» OBJECTIVE: Only the lines from the one containing "Give me the matplotlib source for this chart." through the one containing "plt.rcParams['font.family'] = ['Noto" belong in the answer; copy them exactly and leave out pictures.

» DATA ROWS:
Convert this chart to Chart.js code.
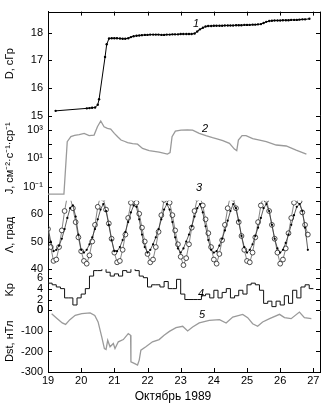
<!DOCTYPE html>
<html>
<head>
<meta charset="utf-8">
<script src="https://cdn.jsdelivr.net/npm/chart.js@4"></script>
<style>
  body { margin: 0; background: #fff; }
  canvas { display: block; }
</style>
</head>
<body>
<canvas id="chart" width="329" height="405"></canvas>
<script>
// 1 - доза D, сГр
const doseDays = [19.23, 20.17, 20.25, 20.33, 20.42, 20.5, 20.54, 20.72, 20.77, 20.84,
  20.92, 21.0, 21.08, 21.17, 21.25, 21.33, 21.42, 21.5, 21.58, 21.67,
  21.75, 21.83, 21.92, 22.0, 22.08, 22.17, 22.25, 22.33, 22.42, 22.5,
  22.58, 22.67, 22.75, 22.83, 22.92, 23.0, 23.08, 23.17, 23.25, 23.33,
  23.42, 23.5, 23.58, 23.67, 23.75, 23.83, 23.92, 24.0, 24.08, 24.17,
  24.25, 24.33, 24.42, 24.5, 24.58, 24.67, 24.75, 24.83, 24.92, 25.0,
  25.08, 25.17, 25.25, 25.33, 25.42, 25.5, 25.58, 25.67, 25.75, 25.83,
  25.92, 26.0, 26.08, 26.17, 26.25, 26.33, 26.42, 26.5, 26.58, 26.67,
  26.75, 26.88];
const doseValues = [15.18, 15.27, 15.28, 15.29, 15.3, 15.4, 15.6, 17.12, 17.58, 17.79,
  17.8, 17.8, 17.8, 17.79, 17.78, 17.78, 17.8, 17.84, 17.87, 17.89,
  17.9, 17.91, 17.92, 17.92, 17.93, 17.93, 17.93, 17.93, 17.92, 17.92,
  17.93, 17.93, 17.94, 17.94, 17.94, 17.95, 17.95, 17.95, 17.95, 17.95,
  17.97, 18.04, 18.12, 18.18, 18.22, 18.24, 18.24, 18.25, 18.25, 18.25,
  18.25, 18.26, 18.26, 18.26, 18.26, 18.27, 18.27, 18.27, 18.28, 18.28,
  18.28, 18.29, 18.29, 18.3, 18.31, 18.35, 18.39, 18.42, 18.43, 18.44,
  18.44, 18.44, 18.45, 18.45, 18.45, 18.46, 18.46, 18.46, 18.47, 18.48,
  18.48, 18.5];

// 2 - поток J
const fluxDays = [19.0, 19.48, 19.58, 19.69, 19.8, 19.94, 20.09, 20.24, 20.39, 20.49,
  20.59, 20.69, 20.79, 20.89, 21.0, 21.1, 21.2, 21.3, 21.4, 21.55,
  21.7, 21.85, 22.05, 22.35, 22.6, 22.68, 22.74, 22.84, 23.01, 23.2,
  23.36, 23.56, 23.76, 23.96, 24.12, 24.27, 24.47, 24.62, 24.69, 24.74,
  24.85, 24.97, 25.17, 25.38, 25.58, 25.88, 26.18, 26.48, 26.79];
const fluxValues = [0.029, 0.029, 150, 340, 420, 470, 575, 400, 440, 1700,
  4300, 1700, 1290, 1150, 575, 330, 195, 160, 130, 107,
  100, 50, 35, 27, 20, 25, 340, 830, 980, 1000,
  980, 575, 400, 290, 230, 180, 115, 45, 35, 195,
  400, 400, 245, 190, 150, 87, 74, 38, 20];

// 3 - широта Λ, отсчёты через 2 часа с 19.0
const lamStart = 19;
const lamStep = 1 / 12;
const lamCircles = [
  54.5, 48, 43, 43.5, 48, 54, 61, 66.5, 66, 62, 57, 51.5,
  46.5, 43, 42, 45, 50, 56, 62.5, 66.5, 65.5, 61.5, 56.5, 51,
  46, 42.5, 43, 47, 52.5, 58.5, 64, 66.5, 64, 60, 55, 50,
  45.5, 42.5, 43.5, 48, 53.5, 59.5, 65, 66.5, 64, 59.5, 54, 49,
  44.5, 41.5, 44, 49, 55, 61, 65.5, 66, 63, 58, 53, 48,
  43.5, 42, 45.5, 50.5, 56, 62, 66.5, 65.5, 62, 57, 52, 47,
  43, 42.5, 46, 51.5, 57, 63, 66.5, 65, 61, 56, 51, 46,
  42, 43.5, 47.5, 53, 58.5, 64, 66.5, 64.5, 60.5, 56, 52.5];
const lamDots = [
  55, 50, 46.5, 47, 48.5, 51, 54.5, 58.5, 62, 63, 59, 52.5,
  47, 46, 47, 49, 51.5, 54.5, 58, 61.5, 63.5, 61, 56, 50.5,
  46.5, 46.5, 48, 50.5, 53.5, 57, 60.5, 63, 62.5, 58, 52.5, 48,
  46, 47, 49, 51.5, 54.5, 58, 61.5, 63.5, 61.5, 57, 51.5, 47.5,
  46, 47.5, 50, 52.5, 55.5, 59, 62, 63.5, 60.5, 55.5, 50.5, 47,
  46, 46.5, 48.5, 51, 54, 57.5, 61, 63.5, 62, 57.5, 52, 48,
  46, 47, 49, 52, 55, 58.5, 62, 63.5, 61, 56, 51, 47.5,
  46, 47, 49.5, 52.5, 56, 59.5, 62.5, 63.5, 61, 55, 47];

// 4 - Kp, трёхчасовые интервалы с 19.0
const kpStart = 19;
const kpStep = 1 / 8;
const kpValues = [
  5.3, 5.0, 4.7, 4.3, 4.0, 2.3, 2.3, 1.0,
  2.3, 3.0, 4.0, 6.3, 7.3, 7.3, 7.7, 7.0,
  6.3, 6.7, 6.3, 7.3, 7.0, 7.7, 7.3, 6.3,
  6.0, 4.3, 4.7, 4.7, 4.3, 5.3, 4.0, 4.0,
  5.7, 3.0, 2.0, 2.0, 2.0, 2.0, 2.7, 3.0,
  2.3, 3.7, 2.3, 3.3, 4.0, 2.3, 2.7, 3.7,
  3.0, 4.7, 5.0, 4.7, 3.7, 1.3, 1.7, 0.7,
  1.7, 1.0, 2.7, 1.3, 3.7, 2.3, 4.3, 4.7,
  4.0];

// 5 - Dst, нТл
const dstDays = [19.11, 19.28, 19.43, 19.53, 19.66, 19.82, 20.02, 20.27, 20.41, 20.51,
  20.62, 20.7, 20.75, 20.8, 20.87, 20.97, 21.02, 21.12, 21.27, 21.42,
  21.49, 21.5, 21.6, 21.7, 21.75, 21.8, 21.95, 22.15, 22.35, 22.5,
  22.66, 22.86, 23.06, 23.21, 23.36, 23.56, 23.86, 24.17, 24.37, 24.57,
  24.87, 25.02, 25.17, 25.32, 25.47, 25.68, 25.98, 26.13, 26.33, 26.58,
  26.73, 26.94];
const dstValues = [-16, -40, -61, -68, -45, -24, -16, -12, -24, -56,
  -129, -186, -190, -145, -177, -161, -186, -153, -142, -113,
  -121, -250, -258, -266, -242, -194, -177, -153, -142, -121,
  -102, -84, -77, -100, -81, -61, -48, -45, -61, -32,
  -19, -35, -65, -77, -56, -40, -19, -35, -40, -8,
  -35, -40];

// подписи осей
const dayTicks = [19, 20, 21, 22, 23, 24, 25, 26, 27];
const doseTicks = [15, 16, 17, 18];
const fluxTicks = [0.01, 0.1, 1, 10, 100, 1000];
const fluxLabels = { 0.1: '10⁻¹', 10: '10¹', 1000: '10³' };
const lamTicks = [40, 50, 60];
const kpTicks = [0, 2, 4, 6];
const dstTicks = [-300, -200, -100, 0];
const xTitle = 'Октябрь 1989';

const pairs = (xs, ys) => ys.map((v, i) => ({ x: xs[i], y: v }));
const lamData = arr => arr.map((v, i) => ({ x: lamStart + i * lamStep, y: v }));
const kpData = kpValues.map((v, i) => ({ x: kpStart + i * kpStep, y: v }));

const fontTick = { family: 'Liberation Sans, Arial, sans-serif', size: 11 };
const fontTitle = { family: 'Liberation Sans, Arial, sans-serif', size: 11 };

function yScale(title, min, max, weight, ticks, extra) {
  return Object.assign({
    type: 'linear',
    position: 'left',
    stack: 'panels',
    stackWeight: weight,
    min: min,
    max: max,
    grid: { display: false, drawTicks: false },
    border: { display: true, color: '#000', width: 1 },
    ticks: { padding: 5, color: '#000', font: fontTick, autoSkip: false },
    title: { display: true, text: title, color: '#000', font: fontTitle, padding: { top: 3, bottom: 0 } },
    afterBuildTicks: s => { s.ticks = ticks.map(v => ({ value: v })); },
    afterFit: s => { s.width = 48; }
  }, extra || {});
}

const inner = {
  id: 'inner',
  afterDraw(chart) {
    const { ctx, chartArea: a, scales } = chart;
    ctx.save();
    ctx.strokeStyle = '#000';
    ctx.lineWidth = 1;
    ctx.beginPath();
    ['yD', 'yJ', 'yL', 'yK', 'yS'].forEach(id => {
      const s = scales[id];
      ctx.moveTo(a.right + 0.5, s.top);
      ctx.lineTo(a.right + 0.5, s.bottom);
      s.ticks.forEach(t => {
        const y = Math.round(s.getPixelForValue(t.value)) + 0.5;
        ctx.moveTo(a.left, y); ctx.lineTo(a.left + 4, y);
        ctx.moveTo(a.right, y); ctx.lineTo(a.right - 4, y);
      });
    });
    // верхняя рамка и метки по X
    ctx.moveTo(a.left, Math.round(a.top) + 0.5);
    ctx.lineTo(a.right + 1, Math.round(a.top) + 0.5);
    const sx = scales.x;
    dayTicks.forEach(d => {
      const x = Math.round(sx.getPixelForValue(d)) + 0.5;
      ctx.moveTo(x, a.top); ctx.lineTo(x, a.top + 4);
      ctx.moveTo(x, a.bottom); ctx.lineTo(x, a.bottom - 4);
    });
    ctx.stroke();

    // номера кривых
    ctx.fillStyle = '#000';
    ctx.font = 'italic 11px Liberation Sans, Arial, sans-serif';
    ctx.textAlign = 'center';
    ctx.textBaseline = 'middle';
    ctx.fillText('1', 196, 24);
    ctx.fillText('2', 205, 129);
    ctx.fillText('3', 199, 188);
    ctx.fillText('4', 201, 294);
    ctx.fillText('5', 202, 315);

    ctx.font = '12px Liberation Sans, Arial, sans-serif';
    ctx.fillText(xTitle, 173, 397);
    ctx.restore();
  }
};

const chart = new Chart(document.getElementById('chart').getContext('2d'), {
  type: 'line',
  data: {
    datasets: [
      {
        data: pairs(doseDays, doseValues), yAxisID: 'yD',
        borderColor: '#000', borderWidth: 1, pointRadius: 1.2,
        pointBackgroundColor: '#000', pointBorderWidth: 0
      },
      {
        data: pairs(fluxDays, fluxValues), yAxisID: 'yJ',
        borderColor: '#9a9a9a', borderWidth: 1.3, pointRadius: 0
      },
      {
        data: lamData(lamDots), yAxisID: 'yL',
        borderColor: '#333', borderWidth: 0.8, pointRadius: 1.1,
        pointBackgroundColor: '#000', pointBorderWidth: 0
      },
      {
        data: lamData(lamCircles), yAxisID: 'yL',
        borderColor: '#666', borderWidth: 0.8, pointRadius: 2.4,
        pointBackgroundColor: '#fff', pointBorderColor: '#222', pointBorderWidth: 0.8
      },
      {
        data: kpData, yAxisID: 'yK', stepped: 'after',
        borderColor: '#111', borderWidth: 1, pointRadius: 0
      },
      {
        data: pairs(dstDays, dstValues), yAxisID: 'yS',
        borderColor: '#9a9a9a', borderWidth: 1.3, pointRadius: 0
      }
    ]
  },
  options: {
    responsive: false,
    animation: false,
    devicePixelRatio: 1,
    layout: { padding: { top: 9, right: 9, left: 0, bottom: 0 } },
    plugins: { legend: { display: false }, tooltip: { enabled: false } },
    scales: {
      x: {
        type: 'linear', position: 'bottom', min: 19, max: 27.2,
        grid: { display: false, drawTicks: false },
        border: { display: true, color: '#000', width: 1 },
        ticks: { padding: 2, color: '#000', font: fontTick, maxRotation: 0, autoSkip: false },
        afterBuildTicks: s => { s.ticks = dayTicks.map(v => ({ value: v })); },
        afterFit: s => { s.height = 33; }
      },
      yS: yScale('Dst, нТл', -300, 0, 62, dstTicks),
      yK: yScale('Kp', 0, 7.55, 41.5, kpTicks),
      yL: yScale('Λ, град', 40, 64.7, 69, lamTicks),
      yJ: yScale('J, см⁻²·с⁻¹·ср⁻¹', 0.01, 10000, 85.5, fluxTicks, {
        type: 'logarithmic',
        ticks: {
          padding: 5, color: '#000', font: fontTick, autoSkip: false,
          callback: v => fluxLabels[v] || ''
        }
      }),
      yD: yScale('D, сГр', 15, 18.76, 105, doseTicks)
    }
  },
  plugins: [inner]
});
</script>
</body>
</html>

==

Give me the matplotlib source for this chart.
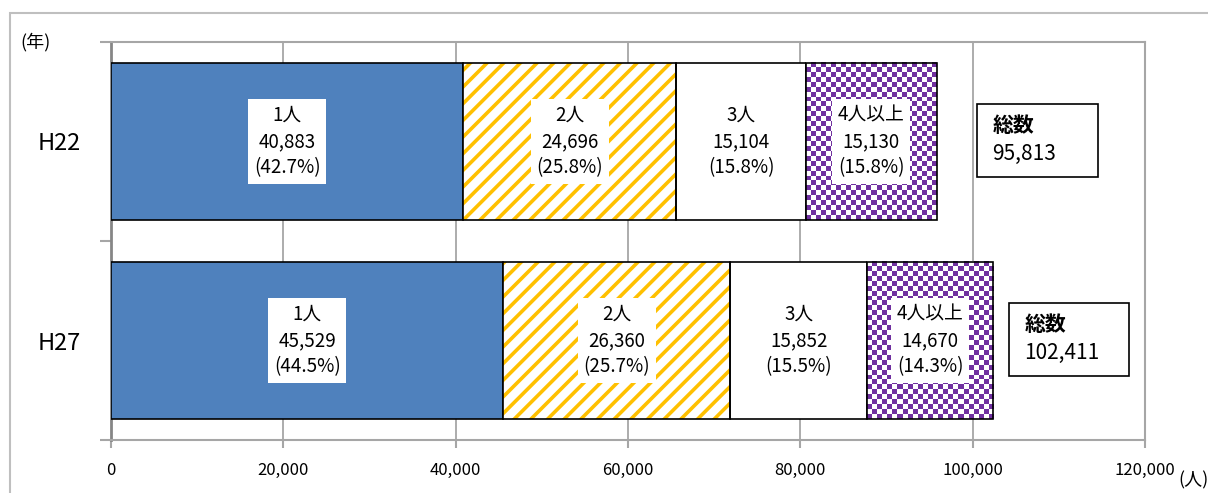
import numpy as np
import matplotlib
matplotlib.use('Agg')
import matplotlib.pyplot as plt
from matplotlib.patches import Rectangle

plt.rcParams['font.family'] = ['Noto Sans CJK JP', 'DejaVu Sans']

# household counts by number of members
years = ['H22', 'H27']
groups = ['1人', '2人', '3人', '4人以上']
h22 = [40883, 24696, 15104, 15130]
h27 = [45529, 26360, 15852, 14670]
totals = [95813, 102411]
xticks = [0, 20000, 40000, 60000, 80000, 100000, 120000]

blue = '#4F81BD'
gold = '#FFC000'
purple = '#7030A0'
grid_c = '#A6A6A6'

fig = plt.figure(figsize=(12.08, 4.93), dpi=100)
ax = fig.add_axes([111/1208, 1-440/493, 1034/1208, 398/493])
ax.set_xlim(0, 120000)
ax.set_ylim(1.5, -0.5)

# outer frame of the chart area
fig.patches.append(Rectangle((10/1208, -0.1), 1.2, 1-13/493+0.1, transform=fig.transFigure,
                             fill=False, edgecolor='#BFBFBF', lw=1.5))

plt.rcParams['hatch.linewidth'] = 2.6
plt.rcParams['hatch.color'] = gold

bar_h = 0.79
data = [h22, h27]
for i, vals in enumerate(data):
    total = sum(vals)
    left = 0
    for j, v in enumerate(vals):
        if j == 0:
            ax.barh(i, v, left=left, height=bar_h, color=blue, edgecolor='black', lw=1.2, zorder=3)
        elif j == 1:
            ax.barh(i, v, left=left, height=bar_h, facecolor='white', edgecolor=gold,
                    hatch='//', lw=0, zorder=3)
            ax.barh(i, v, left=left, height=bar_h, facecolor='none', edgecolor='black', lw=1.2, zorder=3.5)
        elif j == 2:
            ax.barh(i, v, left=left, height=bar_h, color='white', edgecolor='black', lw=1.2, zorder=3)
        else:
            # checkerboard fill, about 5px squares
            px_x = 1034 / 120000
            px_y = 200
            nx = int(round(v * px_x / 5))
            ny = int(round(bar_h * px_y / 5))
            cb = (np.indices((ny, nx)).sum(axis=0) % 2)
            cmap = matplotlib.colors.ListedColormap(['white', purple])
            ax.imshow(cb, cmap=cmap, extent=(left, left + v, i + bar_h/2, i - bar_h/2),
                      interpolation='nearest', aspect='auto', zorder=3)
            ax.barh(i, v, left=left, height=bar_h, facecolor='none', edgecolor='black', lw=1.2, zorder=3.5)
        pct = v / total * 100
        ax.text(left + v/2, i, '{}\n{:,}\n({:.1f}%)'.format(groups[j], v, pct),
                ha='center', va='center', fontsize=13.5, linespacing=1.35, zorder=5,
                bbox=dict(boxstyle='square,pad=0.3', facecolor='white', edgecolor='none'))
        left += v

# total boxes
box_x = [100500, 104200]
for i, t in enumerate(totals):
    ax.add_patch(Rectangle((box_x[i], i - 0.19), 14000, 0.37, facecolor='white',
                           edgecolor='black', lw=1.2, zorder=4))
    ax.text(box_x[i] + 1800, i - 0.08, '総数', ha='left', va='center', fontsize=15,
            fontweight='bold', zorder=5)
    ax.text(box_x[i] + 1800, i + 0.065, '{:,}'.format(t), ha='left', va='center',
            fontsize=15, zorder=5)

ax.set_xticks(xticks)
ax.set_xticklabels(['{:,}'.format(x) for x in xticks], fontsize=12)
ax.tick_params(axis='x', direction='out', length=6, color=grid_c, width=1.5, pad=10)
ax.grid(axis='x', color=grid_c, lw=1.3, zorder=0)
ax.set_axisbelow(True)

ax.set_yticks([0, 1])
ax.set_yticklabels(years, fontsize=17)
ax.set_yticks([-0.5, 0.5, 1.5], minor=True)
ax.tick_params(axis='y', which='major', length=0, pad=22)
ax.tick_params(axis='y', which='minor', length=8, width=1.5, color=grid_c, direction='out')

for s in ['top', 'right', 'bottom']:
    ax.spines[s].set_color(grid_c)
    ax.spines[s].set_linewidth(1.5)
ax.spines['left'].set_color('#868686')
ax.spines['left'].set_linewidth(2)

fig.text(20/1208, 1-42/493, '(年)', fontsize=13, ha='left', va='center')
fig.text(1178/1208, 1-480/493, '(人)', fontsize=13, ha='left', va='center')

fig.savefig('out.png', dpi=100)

--

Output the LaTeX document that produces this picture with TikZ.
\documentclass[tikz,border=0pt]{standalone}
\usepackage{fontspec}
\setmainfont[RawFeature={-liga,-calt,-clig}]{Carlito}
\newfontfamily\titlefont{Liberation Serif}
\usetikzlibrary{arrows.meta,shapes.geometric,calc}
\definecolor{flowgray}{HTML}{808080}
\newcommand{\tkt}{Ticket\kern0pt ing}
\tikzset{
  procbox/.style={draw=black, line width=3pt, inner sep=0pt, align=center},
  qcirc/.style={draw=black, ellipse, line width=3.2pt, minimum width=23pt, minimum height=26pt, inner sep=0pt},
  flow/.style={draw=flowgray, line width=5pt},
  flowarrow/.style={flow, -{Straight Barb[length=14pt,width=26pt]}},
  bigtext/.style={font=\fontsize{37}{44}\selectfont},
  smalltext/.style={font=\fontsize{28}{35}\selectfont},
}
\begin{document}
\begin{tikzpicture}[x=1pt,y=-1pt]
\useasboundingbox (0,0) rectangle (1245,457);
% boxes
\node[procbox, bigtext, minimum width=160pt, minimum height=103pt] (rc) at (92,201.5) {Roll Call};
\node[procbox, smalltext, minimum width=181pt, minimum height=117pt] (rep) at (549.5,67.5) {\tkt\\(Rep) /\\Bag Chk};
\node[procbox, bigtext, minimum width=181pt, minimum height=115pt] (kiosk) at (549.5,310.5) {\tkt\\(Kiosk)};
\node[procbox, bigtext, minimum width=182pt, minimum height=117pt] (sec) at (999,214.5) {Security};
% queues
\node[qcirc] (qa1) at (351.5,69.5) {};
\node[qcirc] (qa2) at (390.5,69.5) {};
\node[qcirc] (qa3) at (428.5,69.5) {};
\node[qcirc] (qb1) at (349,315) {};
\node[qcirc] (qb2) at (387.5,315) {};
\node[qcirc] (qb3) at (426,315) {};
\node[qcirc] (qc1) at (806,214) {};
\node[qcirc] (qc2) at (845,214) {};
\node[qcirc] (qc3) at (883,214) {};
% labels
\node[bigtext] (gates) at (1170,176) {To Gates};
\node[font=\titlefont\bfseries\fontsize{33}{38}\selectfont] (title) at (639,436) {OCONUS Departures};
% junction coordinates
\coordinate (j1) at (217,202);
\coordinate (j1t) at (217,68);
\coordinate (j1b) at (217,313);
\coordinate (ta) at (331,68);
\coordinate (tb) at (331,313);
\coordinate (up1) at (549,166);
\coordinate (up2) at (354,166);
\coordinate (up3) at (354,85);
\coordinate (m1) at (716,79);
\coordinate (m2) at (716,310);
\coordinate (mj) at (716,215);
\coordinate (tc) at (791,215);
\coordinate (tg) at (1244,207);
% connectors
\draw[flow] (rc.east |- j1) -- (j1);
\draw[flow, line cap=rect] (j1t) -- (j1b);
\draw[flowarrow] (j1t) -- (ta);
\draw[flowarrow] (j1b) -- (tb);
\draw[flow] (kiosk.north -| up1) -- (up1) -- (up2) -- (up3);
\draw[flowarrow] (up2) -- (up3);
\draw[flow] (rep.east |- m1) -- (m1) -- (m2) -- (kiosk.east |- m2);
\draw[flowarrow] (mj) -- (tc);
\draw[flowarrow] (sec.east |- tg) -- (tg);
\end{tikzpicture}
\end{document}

» THE ANSWER:
Give me the matplotlib source for this chart.
import numpy as np
import matplotlib
matplotlib.use('Agg')
import matplotlib.pyplot as plt
from matplotlib.patches import Rectangle

plt.rcParams['font.family'] = ['Noto Sans CJK JP', 'DejaVu Sans']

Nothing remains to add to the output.